Der verletzungsbedingte Wechsel Tomasz Waldoch für Marcelo Jose Bordon verhieß nach der Pause nichts Gutes für Schalke. Und kaum war er vollzogen, setzte sich Halil Altintop gegen Mladen Krstajic durch und spielte auf Ioannis Amanatidis, dessen neuer Gegenspieler Waldoch ihm zu viel Raum ließ. Der Grieche nutzte die Chance und bezwang Torhüter Frank Rost zum 1:0. Der Betzenberg, seit kurzer Zeit wieder so etwas wie eine kleine Bastion, bebte, doch Schalke hätte noch einmal zurück kommen können – wenn Ailton aus drei Metern Torhüter Ernst überwunden hätte.

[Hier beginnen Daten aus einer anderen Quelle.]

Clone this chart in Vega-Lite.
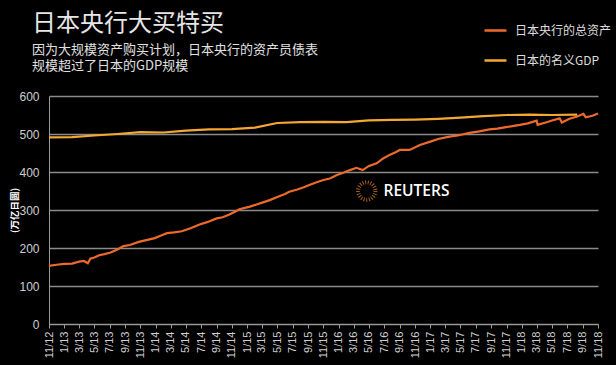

Aber der wagemutige Keeper warf sich in den Schuss und wehrte ab. Und wie das so ist, wenn eine solche Chance ausgelassen wird, hat der Gegner die nächste und nutzt sie. Der ehemalige Schalker Jochen Seitz, für Zandi eingewechselt, wurde in der 74. Minute von Krstajic im Strafraum am Trikot gezogen, was eine Gelbe Karte für den Kroaten und einen Elfmeter für Lautern zur Folge hatte. Blank verwandelte zum 2:0-Endstand.

Nach dem Spiel beschwerte sich Asamoah über den Elfmeter und über den Gegner im Allgemeinen, und Trainer Rangnick war trotz der optischen Überlegenheit über 60 Minuten mit dem Spiel seiner Mannschaft nicht zufrieden. Und manch einer wunderte sich, wie man 8:0 Ecken erzielen und ein Spiel trotzdem mit 0:2 verlieren kann.